UPDATE 07/10/13: Tone Deaf originally reported that the River Rock Music Festival had been cancelled as a result of pressure from Somerset Regional Council. Since the publication of the story, the festival’s promoters – River Rock Music – have reached out to say that the event has not been cancelled and that they are currently in negotiations with local council to green light the event.

Mario Tedeschi of Rockden Promotions tells Tone Deaf that the event was never under legal threat by Somerset Regional Council, and that the original Gatton Star article reporting as much was factually inaccurate. With a follow-up report from the regional paper noting that local council had done a “backflip” on their original ruling over safety concerns with River Rock.

Original Story: A regional music festival has been cancelled just five weeks from its official kick-off because local council are not satisfied by organisers’ safety precautions and organisation.

The River Rock Music Festival was to take place on Saturday 9th November in Toogoolawah, in rural Queensland, but after Somerset Regional Council threatened to take legal action to stop it from going ahead due to safety concerns and non-compliance with local laws, the event has had the plug pulled, as the Gatton Star reports.

Festival organisers Rockden Promotions were to present River Rock Music at a 32-hectare site at Dead Horse Lane, with an expected attendance of 5,000 heading to the rural festival to catch the 24-strong lineup, including an AC/DC tribute band, Black Label Australia (featuring Rose Tattoo frontman Angry Anderson), Shinobi, and more.

However, Somerset Regional Council unanimously voted against the festival going ahead, launching legal action against the Queensland-based promoters from hosting the event, claiming Rockden failed to make requisite arrangements to meet public safety requirements.

Somerset mayor Graeme Lehmann says Toogoolwah Police and Queensland Ambulance Service had both advised Council that River Rock Music attendees would be at extremely high risk due to lack of planning and notification to emergency services at the festival site and accompanying camping grounds. “It was to bring something to Toogoolawah and to put them on the map… I’ve bent over backwards and did everything and they reject it.”

“Council is not prepared to give the green light to an event that carries a high degree of risk to those who attend,” argued Cr Lehmann. “Council’s engineers consider Dead Horse Lane is not adequate for the anticipated level of traffic likely to be generated by the event and note that no traffic management plan has been provided.”

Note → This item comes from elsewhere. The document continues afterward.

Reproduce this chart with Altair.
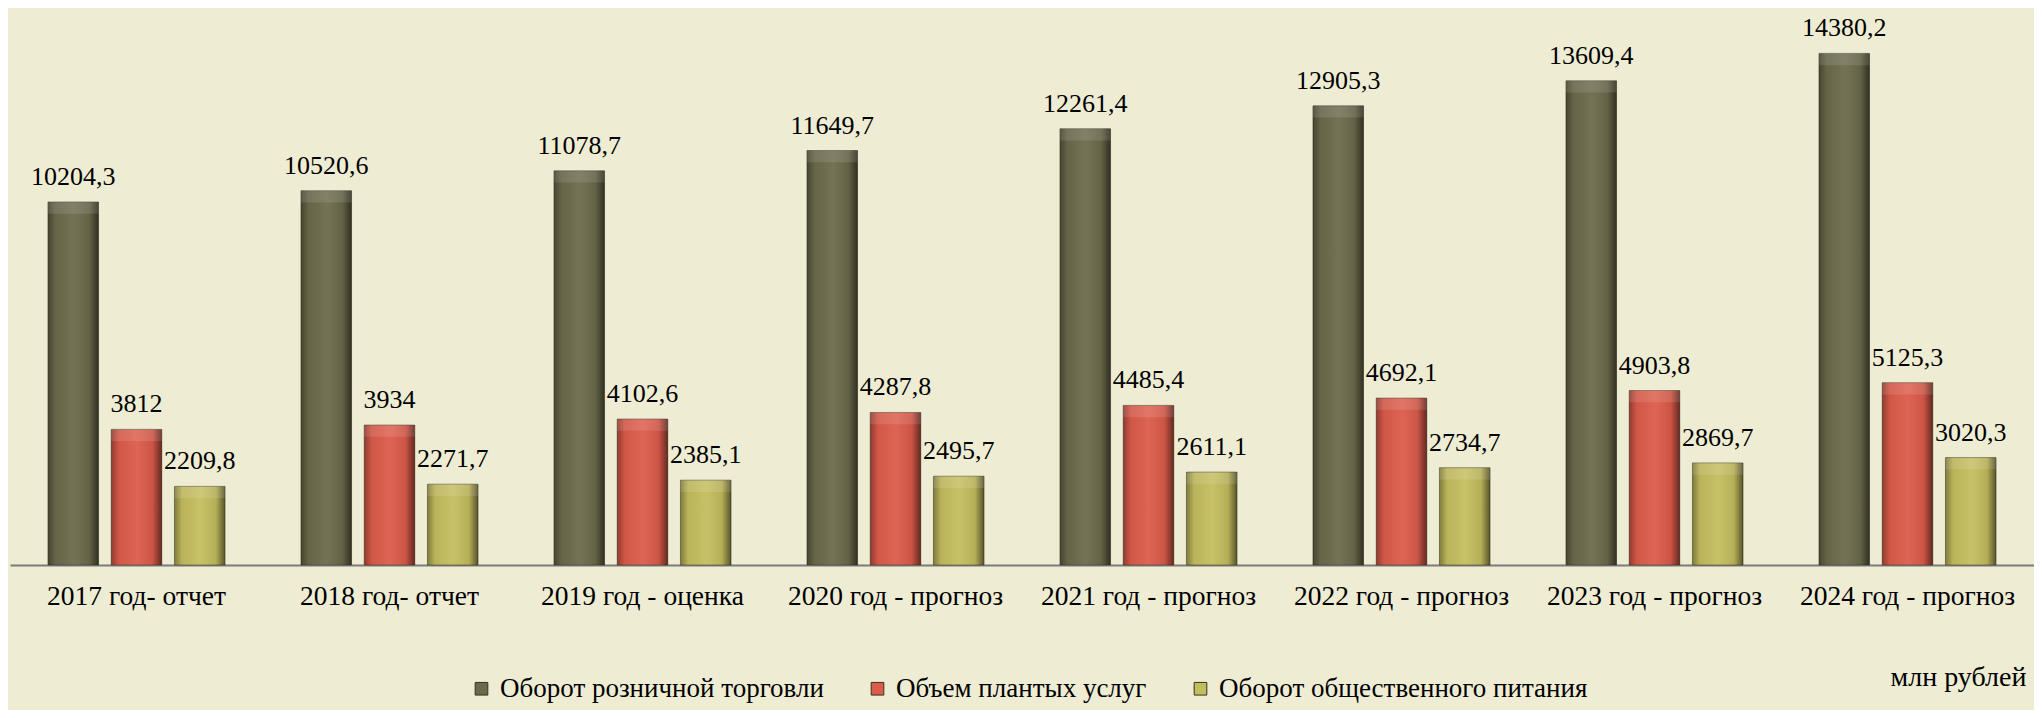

Cr Lehmann added that: “The event would be better suited to be held on another date next year, when all the necessary planning has been conducted.”

The Somerset Mayor added that Rockden Promotions had not provided public liability insurance details for the event, while Council had additional concerns about the suitability of the Dead Horse Lane site from a “noise, dust, and traffic movements perspective.”

Mario Tedeschi of Rockden Promotions however, is shocked by the Council’s objections, saying the festival had done everything it could to satisfy council requirements while noting River Rock Music Festival took crowd safety as a high priority .

“It was to bring something to Toogoolawah and to put them on the map,” Mr Tedeschi said of the event. “I’ve bent over backwards and did everything and they reject it,” he added of the Council’s ruling, noting he’d alerted them of festival plans as far back as May.

“I got stuffed around for three months… That’s their loss and I’ll take it elsewhere then,” adds Mr Tedeschi.

It’s not the first time that the actions of local council have impeded a music festival (and certainly not the last). More recently, Tasmania’s Breath of Life festival lost out on $20,000 in sponsorship money from local council, potentially forcing organisers to relocate the event away from its traditional Launceston home while putting its local bands stage at risk.